The good news is that last week, I finished a whole ton of books! The bad news? I finished that ton of books because of my lovely spouse’s latest deadline for a manuscript evaluation. Reading until I barf is something that I often crave — especially when I’m feeling upset or stressed. However, sometimes it’s like when you’re a little kid and overdose on your favourite Halloween candy. I love books, but my concentration cannot outlast my desire to keep reading and make sure that my lovely spouse has a quiet environment to get through her work crunch — much like sometimes your stomach protests more chocolate before your taste buds do.
I’m making sure that we both take breaks when we need them, and hopefully the read-a-thon takes on a bit less of an all-day quality than it has for the last two days.
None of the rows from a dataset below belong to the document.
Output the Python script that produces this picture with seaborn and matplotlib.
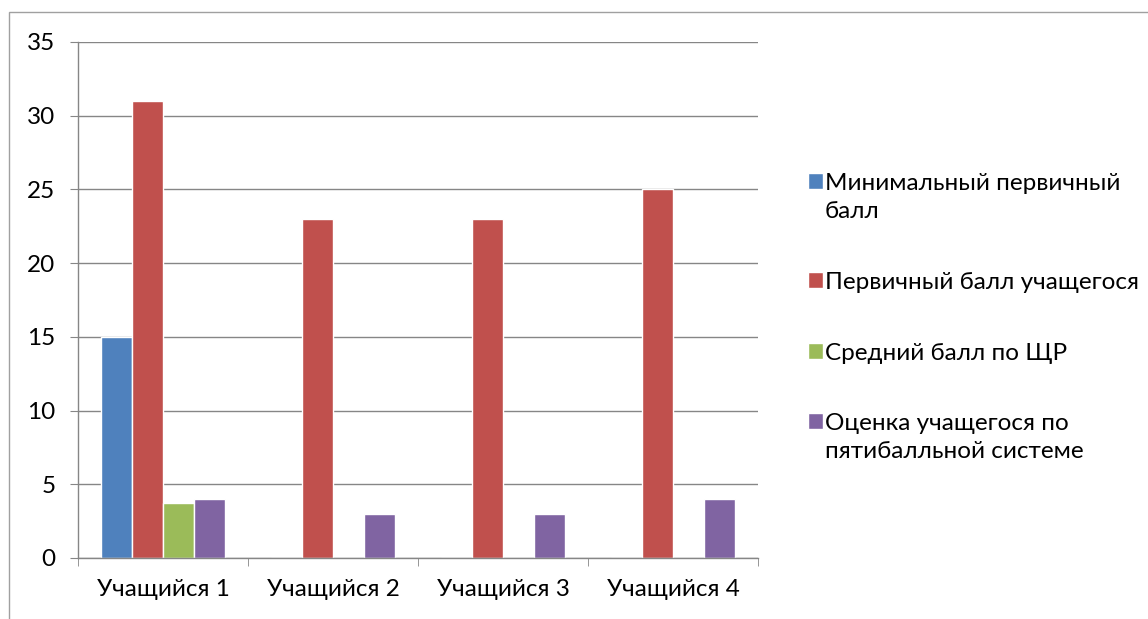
import matplotlib
matplotlib.use("Agg")
import matplotlib.pyplot as plt
from matplotlib.patches import Rectangle
from matplotlib.legend_handler import HandlerPatch
import pandas as pd
import seaborn as sns

students = ["Учащийся 1", "Учащийся 2", "Учащийся 3", "Учащийся 4"]
series = ["Минимальный первичный\nбалл", "Первичный балл учащегося",
          "Средний балл по ЩР", "Оценка учащегося по\nпятибалльной системе"]
min_score = [15, 0, 0, 0]
primary_score = [31, 23, 23, 25]
avg_score = [3.7, 0, 0, 0]
grade = [4, 3, 3, 4]
colors = ["#4F81BD", "#C0504D", "#9BBB59", "#8064A2"]

rows = []
for name, vals in zip(series, [min_score, primary_score, avg_score, grade]):
    for s, v in zip(students, vals):
        rows.append({"student": s, "series": name, "value": v})
df = pd.DataFrame(rows)


# legend square next to the first line of a wrapped label (like Excel)
class TopHandler(HandlerPatch):
    def __init__(self, shift):
        super().__init__()
        self.shift = shift

    def create_artists(self, legend, orig_handle, xdescent, ydescent,
                       width, height, fontsize, trans):
        p = Rectangle((-xdescent, -ydescent + self.shift * fontsize), width, height)
        self.update_prop(p, orig_handle, legend)
        p.set_transform(trans)
        return [p]


sns.set_style("white")
plt.rcParams["font.family"] = ["Lato", "DejaVu Sans"]
plt.rcParams["text.color"] = "black"
plt.rcParams["xtick.labelcolor"] = "black"
plt.rcParams["ytick.labelcolor"] = "black"

fig = plt.figure(figsize=(11.48, 6.19), dpi=100)
ax = fig.add_axes([78 / 1148, 61 / 619, 680 / 1148, 516 / 619])

sns.barplot(data=df, x="student", y="value", hue="series", palette=colors,
            width=0.73, saturation=1, ax=ax, errorbar=None, legend=True)

ax.set_ylim(0, 35)
ax.set_xlim(-0.5, 3.5)
ax.set_yticks(range(0, 36, 5))
ax.yaxis.grid(True, color="#868686", linewidth=1)
ax.set_axisbelow(True)
ax.set_xlabel("")
ax.set_ylabel("")

for side in ["top", "right"]:
    ax.spines[side].set_visible(False)
for side in ["left", "bottom"]:
    ax.spines[side].set_color("#868686")
    ax.spines[side].set_linewidth(1)

ax.tick_params(axis="y", which="major", length=5.8, color="#868686",
               labelsize=17.5, pad=10.5, left=True, labelcolor="black")
ax.tick_params(axis="x", which="major", length=0, labelsize=17.5, pad=15,
               labelcolor="black")
ax.set_xticks([-0.5, 0.5, 1.5, 2.5, 3.5], minor=True)
ax.tick_params(axis="x", which="minor", length=5.8, color="#868686",
               bottom=True)

handles, labels = ax.get_legend_handles_labels()
hmap = {h: TopHandler(0.68 if "\n" in l else 0.0) for h, l in zip(handles, labels)}
leg = ax.legend(handles, labels, loc="upper left", bbox_to_anchor=(1.0735, 0.746),
                frameon=False, fontsize=17.5, handlelength=0.6,
                handleheight=0.6, handletextpad=0.1, labelspacing=2.05,
                borderpad=0, borderaxespad=0, handler_map=hmap,
                labelcolor="black")
for t in leg.get_texts():
    t.set_linespacing(1.4)

fig.add_artist(Rectangle((9 / 1148, -0.1), 1.2, 1.1 - 12 / 619,
                         transform=fig.transFigure, fill=False,
                         edgecolor="#A0A0A0", linewidth=1))

fig.savefig("out.png", dpi=100)
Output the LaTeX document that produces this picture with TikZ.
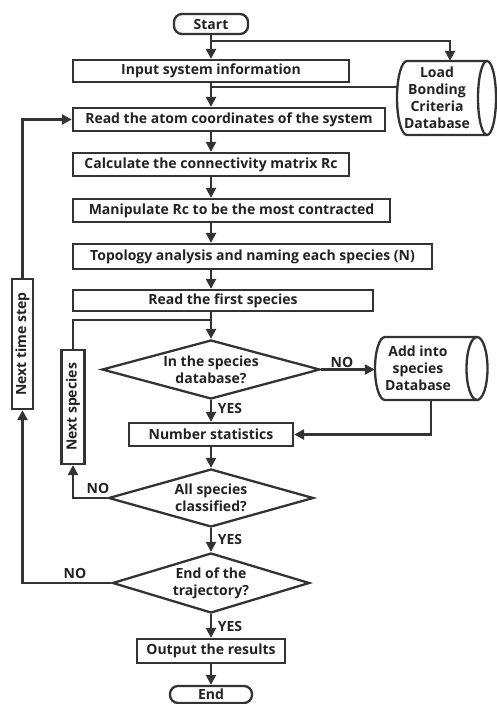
\documentclass[tikz,border=0pt]{standalone}
\usepackage{fontspec}
\setmainfont{Open Sans}
\usetikzlibrary{shapes.geometric,arrows.meta,calc}
\definecolor{ln}{HTML}{333333}
\definecolor{tx}{HTML}{222222}
\begin{document}
\begin{tikzpicture}[x=1pt,y=1pt,
  txt/.style={font=\bfseries\fontsize{14}{17}\selectfont, text=tx},
  box/.style={txt, draw=ln, line width=2.3pt, rectangle, inner sep=0pt, minimum height=23pt},
  term/.style={box, rounded corners=8pt},
  dec/.style={txt, draw=ln, line width=2.3pt, diamond, inner sep=0pt, align=center},
  arr/.style={draw=ln, line width=2.3pt, -{Triangle[length=10pt,width=10pt]}},
  ln2/.style={draw=ln, line width=2.3pt},
  lab/.style={txt, inner sep=0pt},
  db/.style={txt, inner sep=0pt, align=center}]
\useasboundingbox (0,0) rectangle (496,-704);
% nodes
\node[term, minimum width=74pt, minimum height=20pt] (start) at (211,-24) {Start};
\node[box, minimum width=276pt, minimum height=22pt] (input) at (211,-71) {Input system information};
\node[box, minimum width=312pt] (read) at (229,-119.5) {Read the atom coordinates of the system};
\node[box, minimum width=276pt] (calc) at (211,-164.5) {Calculate the connectivity matrix Rc};
\node[box, minimum width=317pt] (manip) at (231.5,-210.5) {Manipulate Rc to be the most contracted};
\node[box, minimum width=359pt, minimum height=25pt] (topo) at (252.5,-256.5) {Topology analysis and naming each species (N)};
\node[box, minimum width=300pt, minimum height=21pt] (first) at (223,-300.5) {Read the first species};
\node[dec, minimum width=218pt, minimum height=59pt, aspect=3.69] (d1) at (211,-369.5) {In the species\\database?};
\node[box, minimum width=164pt] (numstat) at (211,-434.5) {Number statistics};
\node[dec, minimum width=205pt, minimum height=58pt, aspect=3.53] (d2) at (211,-498) {All species\\classified?};
\node[dec, minimum width=197pt, minimum height=60pt, aspect=3.28] (d3) at (211,-583) {End of the\\trajectory?};
\node[box, minimum width=148pt, minimum height=24pt] (output) at (211,-651) {Output the results};
\node[term, minimum width=82pt, minimum height=17pt] (end) at (211,-694.5) {End};
\node[box, minimum width=23pt, minimum height=114pt] (nextsp) at (73,-407) {\rotatebox{90}{Next species}};
\node[box, minimum width=21pt, minimum height=130pt] (nts) at (22.5,-344) {\rotatebox{90}{Next time step}};
% databases
\node[db, minimum width=80pt, minimum height=74pt] (db1) at (437,-98) {Load\\Bonding\\Criteria\\Database};
\draw[ln2] (487,-61) -- (407,-61) arc[start angle=90, end angle=270, x radius=10, y radius=37] -- (487,-135);
\draw[ln2] (487,-98) ellipse[x radius=9, y radius=37];
\node[db, minimum width=86pt, minimum height=63pt] (db2) at (418,-368.5) {Add into\\species\\Database};
\draw[ln2] (477,-337) -- (385,-337) arc[start angle=90, end angle=270, x radius=10, y radius=31.5] -- (477,-400);
\draw[ln2] (477,-368.5) ellipse[x radius=10.5, y radius=31.5];
% coordinates
\coordinate (b1) at (211,-41);
\coordinate (c87) at (211,-87);
\coordinate (j1) at (211,-320);
% connectors
\draw[arr] (start.south) -- (input.north -| start.south);
\draw[arr] (b1) -| (db1.north -| 450,0);
\draw[ln2] (db1.west |- c87) -- (c87);
\draw[arr] (input.south) -- (read.north -| input.south);
\draw[arr] (read.south -| calc.north) -- (calc.north);
\draw[arr] (calc.south) -- (manip.north -| calc.south);
\draw[arr] (manip.south -| calc.south) -- (topo.north -| calc.south);
\draw[arr] (topo.south -| calc.south) -- (first.north -| calc.south);
\draw[arr] (first.south -| d1.north) -- (d1.north);
\draw[arr] (d1.east) -- (d1.east -| db2.west);
\draw[arr] (d1.south) -- (numstat.north);
\draw[arr] ($(db2.south)+(13,0)$) |- (numstat.east);
\draw[arr] (numstat.south) -- (d2.north);
\draw[arr] (d2.south) -- (d3.north);
\draw[arr] (d3.south) -- (output.north);
\draw[arr] (output.south) -- (end.north);
\draw[arr] (d2.west) -| (nextsp.south);
\draw[ln2] (nextsp.north) |- (j1);
\draw[arr] (d3.west) -| (nts.south);
\draw[arr] (nts.north) |- (read.west);
% labels
\node[lab] (no1) at (342,-362) {NO};
\node[lab] (yes1) at (230,-408) {YES};
\node[lab] (no2) at (98,-488) {NO};
\node[lab] (yes2) at (230,-539) {YES};
\node[lab] (no3) at (75,-573) {NO};
\node[lab] (yes3) at (230,-626) {YES};
\end{tikzpicture}
\end{document}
The cats see no signs of lack of enjoyment since there’s always a lap to spread out onto and we’re sitting still for hours at a time.
The Art of Memoir
Memoir can be a tricky place in the world of literature. When it’s done well, it had a resonance that cannot be imitated and an authenticity that has a unique power to touch readers. Harry Crews’ A Childhood: The Biography of a Place is the cream of the crop according to multiple sources. I found the memoir through a recent article in the New Yorker examining Crews’ work and specifically his memoir work and how it compares to his fiction.
What makes A Childhood stand out is partially Crews’ bold writing style. He doesn’t mince words and he’s honest about what he’s looking to accomplish by writing this book. He wants to examine not just his childhood, but the geography of where he grew up and the stories he grew up with from the people who surrounded him. It’s about more than Crews individually; instead, it’s about the greater community of sharecroppers in Bacon County and the time in which he was born. There’s also the absence and legend of his father that the author contends with both throughout the book and beyond it.
A Childhood isn’t long in terms of page count, but it reads in a way that’s even faster than that. You could easily finish this book in a day or an extended evening reading session. The writing definitely compels you to at least want to do that.
The Role of Stories
What I connected most to in this memoir was Crews’ description of the stories that defined his childhood and formed part of the lens through which he saw the world. He details stories that float around the county, amongst the men working the fields, and also the stories that women trade while they sew around the dining room table and children play around their feet. Those stories mark time. They are shared county history. They define the place that the author grew up in.
I had a similar experience with my family. The stories that my grandmother would tell after family dinners as everyone was sitting around the remains of a birthday cake or a pumpkin pie are what I think of when I think of growing up. They’re how I remember cousins, great aunts, great uncles, my grandmother, and my grandfather. I share those stories with my spouse and it feels like I’m sharing that childhood with her. A piece of the place that I grew up in.
What Home Is
Throughout the book, Crews is searching for what home is and if he can ever go back there — eventually coming to the conclusion that, when he left, he left everything behind forever. Partly because his family moved quite a bit and left behind a lot of physical places. Partly because of his family situation, he expresses the feeling that an essential anchor is missing in his life.
The memoir effectively conveys the idea that home — though it is very tied to a place — is also more than a place. It’s people, stories, a time, a moment. And it’s also precious. Something to be cherished and carried with you wherever you end up.
Before I wrap up the review, I should offer a bit of a content warning. There is violence, sexuality, and ideas that are very much relics of the past and the time that Crews is describing.
How Long Can the Read-a-thon Last?
The deadline is the day that this post is published, and so the read-a-thon should definitely be over. The consequence of so much reading packed into so few days can sometimes bring on a reading slump which is never something that I want to experience.
Usually a day of some films and some time enjoying the outdoors, giving my eyes a rest, is enough to kind of give my concentration a chance to reset and get ready for the next pile of books from the stacks.